David McComb

No. 16 – Miami RedHawks
- Position: Quarterback
- Class: Redshirt Freshman

Personal information
- Listed height: 6 ft 4 in (1.93 m)
- Listed weight: 220 lb (100 kg)

Career information
- High school: Edmond Memorial (Edmond, Oklahoma)
- College: Kansas (2025); Miami (Ohio) (2026–present);
- Stats at ESPN

= David McComb (American football) =

American football player

David McComb is an American football quarterback for the Miami RedHawks. He previously played for the Kansas Jayhawks.

==Early life==
McComb attended Edmond Memorial High School in Edmond, Oklahoma.

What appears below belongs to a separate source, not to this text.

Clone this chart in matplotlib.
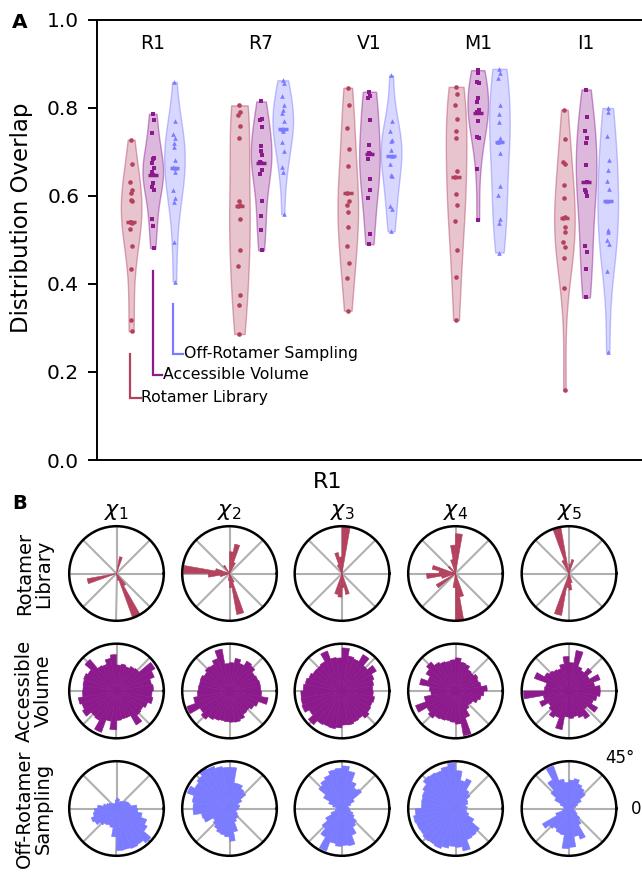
import numpy as np
import matplotlib
matplotlib.use('Agg')
import matplotlib.pyplot as plt
from matplotlib.colors import to_rgba

# ===== DADOS: painel A (Distribution Overlap) =====
residues = ['R1', 'R7', 'V1', 'M1', 'I1']
methods = ['Rotamer Library', 'Accessible Volume', 'Off-Rotamer Sampling']
colors = ['#b4425e', '#8c1a8c', '#7b7bff']
markers = ['o', 's', '^']

r1_rl = [0.727, 0.673, 0.630, 0.614, 0.605, 0.591, 0.589, 0.540, 0.540, 0.538, 0.524, 0.485, 0.433, 0.317, 0.292]
r1_av = [0.786, 0.771, 0.742, 0.685, 0.683, 0.674, 0.664, 0.653, 0.648, 0.629, 0.619, 0.612, 0.548, 0.531, 0.481]
r1_or = [0.858, 0.769, 0.741, 0.731, 0.720, 0.711, 0.682, 0.665, 0.663, 0.653, 0.614, 0.595, 0.585, 0.494, 0.405]
r7_rl = [0.805, 0.789, 0.784, 0.758, 0.730, 0.589, 0.578, 0.576, 0.548, 0.477, 0.441, 0.375, 0.352, 0.286]
r7_av = [0.814, 0.774, 0.771, 0.756, 0.712, 0.701, 0.693, 0.676, 0.674, 0.659, 0.649, 0.589, 0.553, 0.521, 0.476]
r7_or = [0.862, 0.855, 0.827, 0.807, 0.795, 0.788, 0.769, 0.751, 0.751, 0.748, 0.723, 0.701, 0.665, 0.653, 0.558]
v1_rl = [0.845, 0.805, 0.754, 0.706, 0.667, 0.606, 0.589, 0.578, 0.564, 0.530, 0.485, 0.448, 0.413, 0.339]
v1_av = [0.836, 0.827, 0.822, 0.771, 0.714, 0.698, 0.695, 0.684, 0.639, 0.614, 0.594, 0.514, 0.490]
v1_or = [0.873, 0.769, 0.746, 0.727, 0.724, 0.703, 0.690, 0.673, 0.648, 0.644, 0.576, 0.570, 0.519]
m1_rl = [0.847, 0.832, 0.805, 0.774, 0.748, 0.731, 0.655, 0.642, 0.603, 0.580, 0.542, 0.477, 0.415, 0.318]
m1_av = [0.885, 0.879, 0.858, 0.855, 0.822, 0.813, 0.795, 0.789, 0.788, 0.770, 0.733, 0.730, 0.661, 0.544]
m1_or = [0.888, 0.879, 0.867, 0.805, 0.786, 0.767, 0.730, 0.721, 0.697, 0.623, 0.601, 0.548, 0.538, 0.471]
i1_rl = [0.795, 0.729, 0.676, 0.672, 0.624, 0.594, 0.552, 0.549, 0.530, 0.518, 0.496, 0.483, 0.458, 0.391, 0.158]
i1_av = [0.841, 0.778, 0.748, 0.730, 0.719, 0.670, 0.632, 0.614, 0.608, 0.600, 0.486, 0.473, 0.434, 0.369]
i1_or = [0.799, 0.789, 0.735, 0.680, 0.659, 0.634, 0.615, 0.588, 0.523, 0.517, 0.500, 0.491, 0.428, 0.245]

# linha horizontal (marcador) de cada violino
mark_rl = [0.540, 0.576, 0.606, 0.642, 0.549]
mark_av = [0.648, 0.674, 0.695, 0.788, 0.632]
mark_or = [0.663, 0.751, 0.690, 0.721, 0.588]

# ===== DADOS: painel B (histogramas polares de R1, bins de 10 graus) =====
chi_labels = [r'$\chi_1$', r'$\chi_2$', r'$\chi_3$', r'$\chi_4$', r'$\chi_5$']
row_labels = ['Rotamer\nLibrary', 'Accessible\nVolume', 'Off-Rotamer\nSampling']

rl_chi1 = [0, 0, 0, 0, 0, 0, 0, .36, 0, 0, 0, 0, 0, 0, 0, 0, 0, 0,
           0, .63, 0, 0, 0, 0, 0, 0, 0, 0, .15, .99, .30, 0, 0, 0, 0, 0]
rl_chi2 = [0, 0, 0, 0, 0, 0, .25, .63, .46, 0, 0, 0, .20, 0, 0, 0, .30, .97,
           .45, .20, 0, 0, 0, 0, 0, 0, .15, .30, .88, .20, 0, 0, 0, 0, 0, 0]
rl_chi3 = [0, 0, 0, 0, 0, 0, 0, 0, 1.0, .35, .45, .20, 0, 0, 0, 0, 0, 0,
           0, 0, 0, 0, 0, 0, 0, .45, .50, .30, .45, 0, 0, 0, 0, 0, 0, 0]
rl_chi4 = [0, 0, 0, 0, 0, 0, 0, 0, .84, .60, .30, 0, 0, .20, 0, 0, .50, .35,
           .61, .30, 0, .47, 0, 0, 0, 0, .30, 1.0, .50, 0, 0, 0, 0, 0, 0, 0]
rl_chi5 = [0, 0, 0, 0, 0, 0, 0, .30, .20, 0, .99, .30, 0, 0, 0, 0, 0, 0,
           0, 0, 0, 0, 0, 0, 0, .90, .30, .35, .20, 0, 0, 0, 0, 0, 0, 0]

av_chi1 = [.78, .75, .85, .94, .62, .60, .55, .58, .55, .77, .70, .60, .62, .87, .70, .74, .72, .71,
           .72, .82, .78, .83, .70, .72, .93, .65, .82, .62, .60, .60, .83, .67, .65, .70, .78, .75]
av_chi2 = [.66, .66, .64, .62, .70, .73, .62, .70, .60, .58, .90, .73, .65, .67, .62, .66, .65, .66,
           .68, .77, .96, .72, .78, .70, .66, .64, .65, .66, .67, .64, .57, .55, .60, .65, .83, .68]
av_chi3 = [.65, .68, .72, .84, .70, .89, .72, .75, .91, .70, .72, .90, .72, .70, .71, .75, .79, .82,
           .87, .88, .90, .80, .93, .82, .80, .81, .78, .72, .73, .70, .68, .75, .70, .68, .70, .66]
av_chi4 = [.67, .55, .52, .55, .50, .52, .60, .62, .70, .66, .64, .66, .70, .80, .72, .62, .77, .55,
           .52, .67, .90, .70, .75, .68, .66, .64, .66, .70, .96, .60, .45, .40, .42, .50, .55, .60]
av_chi5 = [.66, .55, .70, .50, .63, .50, .55, .87, .60, .73, .58, .50, .52, .55, .60, .78, .50, .52,
           .96, .55, .66, .50, .55, .65, .60, .83, .55, .58, .55, .60, .68, .50, .70, .55, .60, .66]

or_chi1 = [.43, .30, .28, .25, .20, .18, .15, .20, .22, .18, .12, .10, .12, .15, .18, .22, .28, .40,
           .47, .50, .57, .53, .45, .40, .38, .41, .60, .89, .88, .90, .88, .95, .75, .68, .55, .45]
or_chi2 = [.20, .22, .20, .30, .45, .48, .55, .55, .87, .87, .90, .95, .98, .90, .85, .95, .80, .77,
           .77, .60, .58, .40, .45, .50, .55, .57, .60, .69, .50, .30, .25, .25, .20, .15, .15, .18]
or_chi3 = [.15, .12, .20, .30, .54, .50, .60, .80, .90, .85, .83, .75, .70, .64, .45, .30, .20, .12,
           .10, .15, .25, .40, .55, .70, .96, .75, .80, .78, .80, .60, .45, .40, .30, .25, .18, .15]
or_chi4 = [.25, .22, .28, .30, .40, .45, .67, .60, .80, .96, .90, .85, .87, .89, .80, .75, .73, .72,
           .85, .90, .88, .87, .90, .88, .90, .85, .80, .82, .91, .70, .68, .66, .45, .30, .24, .22]
or_chi5 = [.10, .15, .20, .30, .45, .50, .55, .64, .60, .55, .63, .96, .70, .50, .35, .20, .12, .10,
           .10, .15, .30, .65, .55, .50, .55, .57, .85, .82, .60, .69, .40, .30, .20, .15, .10, .10]

overlap = {
    'R1': [r1_rl, r1_av, r1_or],
    'R7': [r7_rl, r7_av, r7_or],
    'V1': [v1_rl, v1_av, v1_or],
    'M1': [m1_rl, m1_av, m1_or],
    'I1': [i1_rl, i1_av, i1_or],
}
marks = [mark_rl, mark_av, mark_or]
hists = [
    [rl_chi1, rl_chi2, rl_chi3, rl_chi4, rl_chi5],
    [av_chi1, av_chi2, av_chi3, av_chi4, av_chi5],
    [or_chi1, or_chi2, or_chi3, or_chi4, or_chi5],
]

W, H = 642, 873
fig = plt.figure(figsize=(W / 100, H / 100), dpi=100)

# ===== PAINEL A =====
axA = fig.add_axes([97 / W, 1 - 460 / H, (650 - 97) / W, 440.5 / H])
offsets = [-0.2, 0.0, 0.2]
for i, res in enumerate(residues):
    for j in range(3):
        vals = np.array(overlap[res][j])
        x = i + offsets[j]
        vp = axA.violinplot(vals, positions=[x], widths=0.19, showextrema=False)
        for b in vp['bodies']:
            b.set_alpha(None)
            b.set_facecolor(to_rgba(colors[j], 0.3))
            b.set_edgecolor(to_rgba(colors[j], 0.45))
            b.set_linewidth(1)
        jit = 0.01 * np.sin(np.arange(len(vals)) * 2.4)
        axA.scatter(x + jit, vals, marker=markers[j], s=11, color=colors[j],
                    linewidths=0, zorder=3)
        axA.plot([x - 0.045, x + 0.045], [marks[j][i]] * 2, color=colors[j],
                 lw=2.5, solid_capstyle='butt', zorder=4)
    axA.text(i, 0.945, res, ha='center', va='center', fontsize=13.5)

# legenda em colchetes
brackets = [(-0.21, 0.241, 0.141, -0.11), (0.0, 0.430, 0.193, 0.085), (0.19, 0.355, 0.241, 0.28)]
for j, (bx, y0, y1, hx) in enumerate(brackets):
    axA.plot([bx, bx, hx], [y0, y1, y1], color=colors[j], lw=1.6, solid_joinstyle='miter')
    axA.text(hx + 0.005, y1, methods[j], ha='left', va='center', fontsize=11.3)

axA.set_xlim(-0.515, 4.59)
axA.set_ylim(0, 1.0)
axA.set_xticks([])
axA.set_yticks(np.arange(0, 1.01, 0.2))
axA.set_yticklabels([f'{v:.1f}' for v in np.arange(0, 1.01, 0.2)])
axA.tick_params(axis='y', labelsize=14.5, length=6.8, width=1.4, pad=6)
axA.set_ylabel('Distribution Overlap', fontsize=16.5)
axA.yaxis.set_label_coords((33 - 97) / 553, (460 - 218) / 440.5)
for s in axA.spines.values():
    s.set_linewidth(1.4)
fig.text(12 / W, 1 - 22 / H, 'A', fontsize=14.5, fontweight='bold', va='center', ha='left')

# ===== PAINEL B =====
cx = [116.5, 229.5, 342, 455.5, 569]
cy = [573.5, 691, 808.5]
R = 47.3
theta = np.deg2rad(np.arange(0, 360, 10))
for r in range(3):
    for c in range(5):
        ax = fig.add_axes([(cx[c] - R) / W, 1 - (cy[r] + R) / H, 2 * R / W, 2 * R / H],
                          projection='polar')
        ax.bar(theta, hists[r][c], width=np.deg2rad(10), align='edge',
               color=colors[r], edgecolor=colors[r], linewidth=0.4)
        ax.set_ylim(0, 1.0)
        ax.set_yticks([])
        ax.set_xticks(np.deg2rad(np.arange(0, 360, 45)))
        if r == 2 and c == 4:
            ax.set_xticklabels(['0°', '45°', '', '', '', '', '', ''])
            ax.tick_params(axis='x', labelsize=12, pad=7)
        else:
            ax.set_xticklabels([])
        ax.grid(True, color='#b0b0b0', lw=1.5)
        ax.set_axisbelow(True)
        ax.spines['polar'].set_linewidth(1.8)
        if r == 0:
            ax.set_title(chi_labels[c], fontsize=16, pad=7)
    fig.text(34 / W, 1 - cy[r] / H, row_labels[r], rotation=90, ha='center', va='center',
             fontsize=14, multialignment='center', linespacing=1.0)

fig.text(328 / W, 1 - 482 / H, 'R1', ha='center', va='center', fontsize=16)
fig.text(12 / W, 1 - 504 / H, 'B', fontsize=14, fontweight='bold', va='center', ha='left')

fig.savefig('out.png', dpi=100)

He was rated as a three-star recruit by 247Sports and committed to play college football for the Kansas Jayhawks.

==College career==
=== Kansas ===
Heading into his freshman season in 2025, McComb enrolled early at the University of Kansas, as he competed for the backup quarterback spot with Cole Ballard and Isaiah Marshall. He did not play in any games that season, after which he entered the NCAA transfer portal.

=== Miami (Ohio) ===
McComb transferred to play for the Miami RedHawks. Heading into the 2026 season, he was named the RedHawks' starting quarterback.